After that, I googled for online hijab store and I was surprised to see so many types of hijab. Some are according to the syariah and some are not. I promised myself to cover my aurat according to syariah and I don't want to take things for granted. I stop doing research at 2am.
After my husband went to the airport to fly to Johore, I perform the Subuh prayer and I pray to Allah to ease my way to my hijrah. I was still having doubt because I felt that I was going to wear the hijab because of my husband, and not because of Allah. I google about those things to but I succeed to kill those doubts after reading this words by somebody; it's okay to do things that are compulsory in Islam by force because sooner or later you will do it sincerely. I felt so light after reading that because I was 100% sure that I was given guidance (hidayah) by Allah.
I waited for my sister in law to wake up because I remember that she had a friend who has a shop selling muslimah attires. My sister in law was the first person who knew about my intention to wear hijab and she was so happy and agreed to go with me to her friend's shop. Before that, I called my husband. He just arrived at Kuala Lumpur before going to Johore at 4pm. I wanted to tell him on the phone but tears was streaming from my eyes. I didn't know why I felt so emotional and I told him that I have something important to tell him but I coudn't do it by the phone. I texted him. He was very encouraging. I told him that I have to buy hijabs and proper attires and that means that I need to do some serious shopping, and it might not be cheap because literally, I have to buy new wardrobe. My husband tells me that he's ok with it as long as I go on with my hijrah intention.
After lunch, my SIL and I, together with our children (9 of them - 7 from me), went to the shop at Piasau. The shop's name is Le'mari Collection. The owner is my SIL's schoolmate. She's very friendly and helpful and I straight away tell her about my story and she quickly suggests this and that. To cut the story short, I bought 5 hijabs, 5 long sleeves with buttons blouses (easy for me to nurse baby Daria) and one lycra denim skirt. I even bought 3 hijabs for my daughters. All in all, after discount, I paid RM430+-. It is definitely worth it and at that time, I managed to turn off syaitan's sedition, where at one point, I was having doubts about the choice of the blouses. After getting into the car, I felt a very huge relief and I know that I'm doing the right choice. Alhamdulillah.
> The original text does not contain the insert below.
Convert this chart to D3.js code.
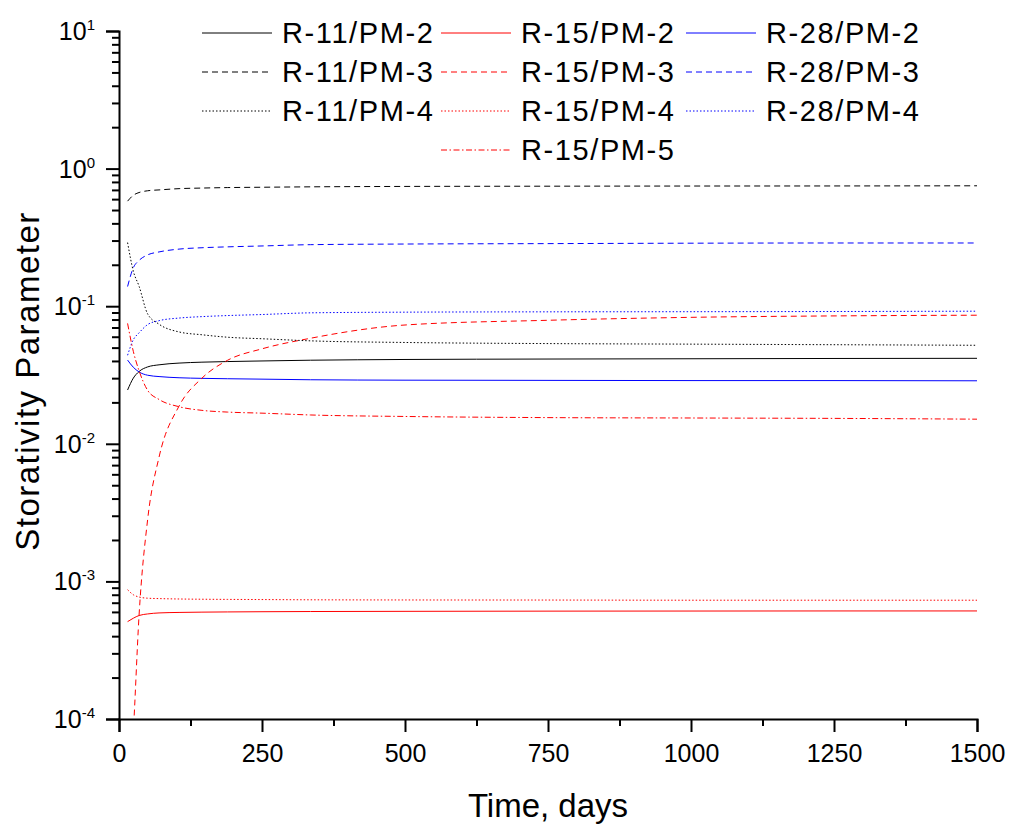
<!DOCTYPE html>
<html>
<head>
<meta charset="utf-8">
<script src="https://d3js.org/d3.v7.min.js"></script>
<style>
  body { margin: 0; background: #fff; }
  text { font-family: Arial, "Liberation Sans", sans-serif; fill: #000; }
</style>
</head>
<body>
<div id="chart"></div>
<script>
// time axis (days) shared by all the curves
var days = [15, 25, 35, 50, 70, 105, 145, 190, 250, 335, 500, 750, 1000, 1250, 1500];

var r11pm2 = [0.0246, 0.030, 0.0335, 0.0362, 0.0375, 0.0386, 0.0392, 0.0396, 0.040, 0.0405, 0.041, 0.0413, 0.0415, 0.0417, 0.0418];
var r11pm3 = [0.58, 0.64, 0.67, 0.69, 0.70, 0.715, 0.722, 0.728, 0.732, 0.737, 0.742, 0.745, 0.747, 0.748, 0.75];
var r11pm4 = [0.29, 0.18, 0.14, 0.088, 0.074, 0.065, 0.062, 0.0595, 0.058, 0.056, 0.0545, 0.0535, 0.053, 0.0525, 0.052];
var r15pm2 = [5.1e-4, 5.4e-4, 5.65e-4, 5.8e-4, 5.9e-4, 5.95e-4, 5.98e-4, 6.0e-4, 6.02e-4, 6.04e-4, 6.06e-4, 6.08e-4, 6.09e-4, 6.1e-4, 6.1e-4];
var r15pm3 = [2e-5, 8e-5, 5.6e-4, 2.8e-3, 8e-3, 0.0188, 0.0300, 0.0405, 0.049, 0.0585, 0.073, 0.079, 0.083, 0.085, 0.086];
var r15pm4 = [8.7e-4, 8.0e-4, 7.7e-4, 7.55e-4, 7.5e-4, 7.45e-4, 7.42e-4, 7.4e-4, 7.38e-4, 7.35e-4, 7.33e-4, 7.32e-4, 7.3e-4, 7.3e-4, 7.3e-4];
var r15pm5 = [0.075, 0.047, 0.034, 0.0245, 0.021, 0.0186, 0.0175, 0.017, 0.0167, 0.0162, 0.0158, 0.0155, 0.0154, 0.0153, 0.0151];
var r28pm2 = [0.0406, 0.036, 0.0333, 0.0315, 0.0308, 0.0302, 0.0299, 0.0297, 0.0295, 0.0292, 0.029, 0.0289, 0.0288, 0.0288, 0.0287];
var r28pm3 = [0.139, 0.19, 0.215, 0.236, 0.248, 0.26, 0.266, 0.27, 0.274, 0.28, 0.283, 0.285, 0.287, 0.288, 0.288];
var r28pm4 = [0.044, 0.057, 0.064, 0.0735, 0.0785, 0.082, 0.084, 0.0855, 0.087, 0.0895, 0.0905, 0.091, 0.0912, 0.0915, 0.092];

var xTicks = [0, 250, 500, 750, 1000, 1250, 1500];
var yTicks = [1e-4, 1e-3, 1e-2, 1e-1, 1, 10];
var yExp = [-4, -3, -2, -1, 0, 1];

// legend order / layout slot (col, row)
var series = [
    { name: "R-11/PM-2", values: r11pm2, color: "#000000", dash: null, col: 0, row: 0 },
    { name: "R-15/PM-2", values: r15pm2, color: "#ff0000", dash: null, col: 1, row: 0 },
    { name: "R-28/PM-2", values: r28pm2, color: "#0000ff", dash: null, col: 2, row: 0 },
    { name: "R-11/PM-3", values: r11pm3, color: "#000000", dash: "6,4", col: 0, row: 1 },
    { name: "R-15/PM-3", values: r15pm3, color: "#ff0000", dash: "6,4", col: 1, row: 1 },
    { name: "R-28/PM-3", values: r28pm3, color: "#0000ff", dash: "6,4", col: 2, row: 1 },
    { name: "R-11/PM-4", values: r11pm4, color: "#000000", dash: "1.5,2", col: 0, row: 2 },
    { name: "R-15/PM-4", values: r15pm4, color: "#ff0000", dash: "1.5,2", col: 1, row: 2 },
    { name: "R-28/PM-4", values: r28pm4, color: "#0000ff", dash: "1.5,2", col: 2, row: 2 },
    { name: "R-15/PM-5", values: r15pm5, color: "#ff0000", dash: "6,2.5,1.5,2.5", col: 1, row: 3 }
];

var margin = { top: 31, right: 33, bottom: 108, left: 119 },
    width = 1010 - margin.left - margin.right,
    height = 827 - margin.top - margin.bottom;

var svg = d3.select("#chart")
    .append("svg")
    .attr("width", 1010)
    .attr("height", 827);

var g = svg.append("g")
    .attr("transform", "translate(" + margin.left + "," + margin.top + ")");

var x = d3.scaleLinear().domain([0, 1500]).range([0, width]);
var y = d3.scaleLog().domain([1e-4, 10]).range([height, 0]);

g.append("clipPath").attr("id", "plotclip")
    .append("rect").attr("width", width).attr("height", height);

// curves
var line = d3.line()
    .x(function (d, i) { return x(days[i]); })
    .y(function (d) { return y(d); })
    .curve(d3.curveMonotoneX);

g.append("g").attr("clip-path", "url(#plotclip)")
    .selectAll("path")
    .data(series)
    .enter()
    .append("path")
    .attr("d", function (d) { return line(d.values); })
    .attr("fill", "none")
    .attr("stroke", function (d) { return d.color; })
    .attr("stroke-width", 1)
    .attr("stroke-dasharray", function (d) { return d.dash; });

// y minor ticks
var yMinor = [];
yExp.slice(0, -1).forEach(function (e) {
    for (var k = 2; k <= 9; k++) yMinor.push(k * Math.pow(10, e));
});
g.append("g")
    .call(d3.axisLeft(y).tickValues(yMinor).tickSize(7).tickFormat(""))
    .call(function (a) { a.select(".domain").remove(); })
    .selectAll("line").attr("stroke-width", 2);

// y major ticks
var yAxis = g.append("g")
    .call(d3.axisLeft(y).tickValues(yTicks).tickSize(13).tickFormat(""));
yAxis.select(".domain").attr("stroke-width", 2);
yAxis.selectAll("line").attr("stroke-width", 2);

var yLab = g.selectAll(".ylab")
    .data(yTicks)
    .enter()
    .append("text")
    .attr("class", "ylab")
    .attr("text-anchor", "end")
    .attr("x", -24)
    .attr("y", function (d) { return y(d) + 9; })
    .style("font-size", "25px");
yLab.append("tspan").text("10");
yLab.append("tspan")
    .attr("dy", -10)
    .style("font-size", "15px")
    .text(function (d, i) { return String(yExp[i]); });

// x minor ticks
var xMinor = xTicks.slice(0, -1).map(function (v) { return v + 125; });
g.append("g")
    .attr("transform", "translate(0," + height + ")")
    .call(d3.axisBottom(x).tickValues(xMinor).tickSize(7).tickFormat(""))
    .call(function (a) { a.select(".domain").remove(); })
    .selectAll("line").attr("stroke-width", 2);

var xAxis = g.append("g")
    .attr("transform", "translate(0," + height + ")")
    .call(d3.axisBottom(x).tickValues(xTicks).tickSize(13).tickPadding(12).tickFormat(d3.format("d")));
xAxis.select(".domain").attr("stroke-width", 2);
xAxis.selectAll("line").attr("stroke-width", 2);
xAxis.selectAll("text")
    .style("font-size", "25px")
    .style("font-family", "Arial, 'Liberation Sans', sans-serif")
    .attr("fill", "#000");

// axis titles
svg.append("text")
    .attr("x", margin.left + width / 2)
    .attr("y", 817)
    .attr("text-anchor", "middle")
    .style("font-size", "33px")
    .text("Time, days");

svg.append("text")
    .attr("transform", "translate(39,381)rotate(-90)")
    .attr("text-anchor", "middle")
    .style("font-size", "33px")
    .style("letter-spacing", "1.5px")
    .text("Storativity Parameter");

// legend
var colX = [202, 441, 686];
var legend = svg.append("g");
var item = legend.selectAll("g")
    .data(series)
    .enter()
    .append("g")
    .attr("transform", function (d) {
        return "translate(" + colX[d.col] + "," + (33 + 39 * d.row) + ")";
    });
item.append("line")
    .attr("x1", 0).attr("x2", 70)
    .attr("stroke", function (d) { return d.color; })
    .attr("stroke-width", 1)
    .attr("stroke-dasharray", function (d) { return d.dash; });
item.append("text")
    .attr("x", 80)
    .attr("y", 10)
    .style("font-size", "29px")
    .style("letter-spacing", "1.6px")
    .text(function (d) { return d.name; });
</script>
</body>
</html>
I have a few advice to my sisters in Islam out there. I know I'm not an ustazah to do this kind of preaching, and it's only been a week since my first hijrah with hijab. But as a Muslim, we need to keep on reminding each other. For those of you who haven't cover their aurat, do the self muhasabah. If you feel like it's not the time, try to do research and some soul searching. Think about your husband and for those who are not married yet, think about your father because he is responsible on your aurat. I don't judge you for not wearing the hijab because I myself just wear it but I feel so grateful that my husband gets to see me wearing the hijab, showing that he is not burden with my sin for not covering my aurat. My love to my husband is priceless and I want to do anything that is parallel to Islam, in order to become a good Muslim wife, who Insya Allah, will become my husband's angel in Jannah. Amin.
Don't wait until your loved ones (husband or father) died because at that time, it will be too late for them and they have to answer Allah the almighty on their wives and daughters wrongdoing, and yes, that includes not covering the aurat.
Thank you ya Allah, for guiding me and giving me the chance to improve myself before it's too late. And thank you so much my dearest husband, for being the best husband that a woman can ask for. I love you so much with all my heart. May Allah bless our family and never stop guiding us. Amin.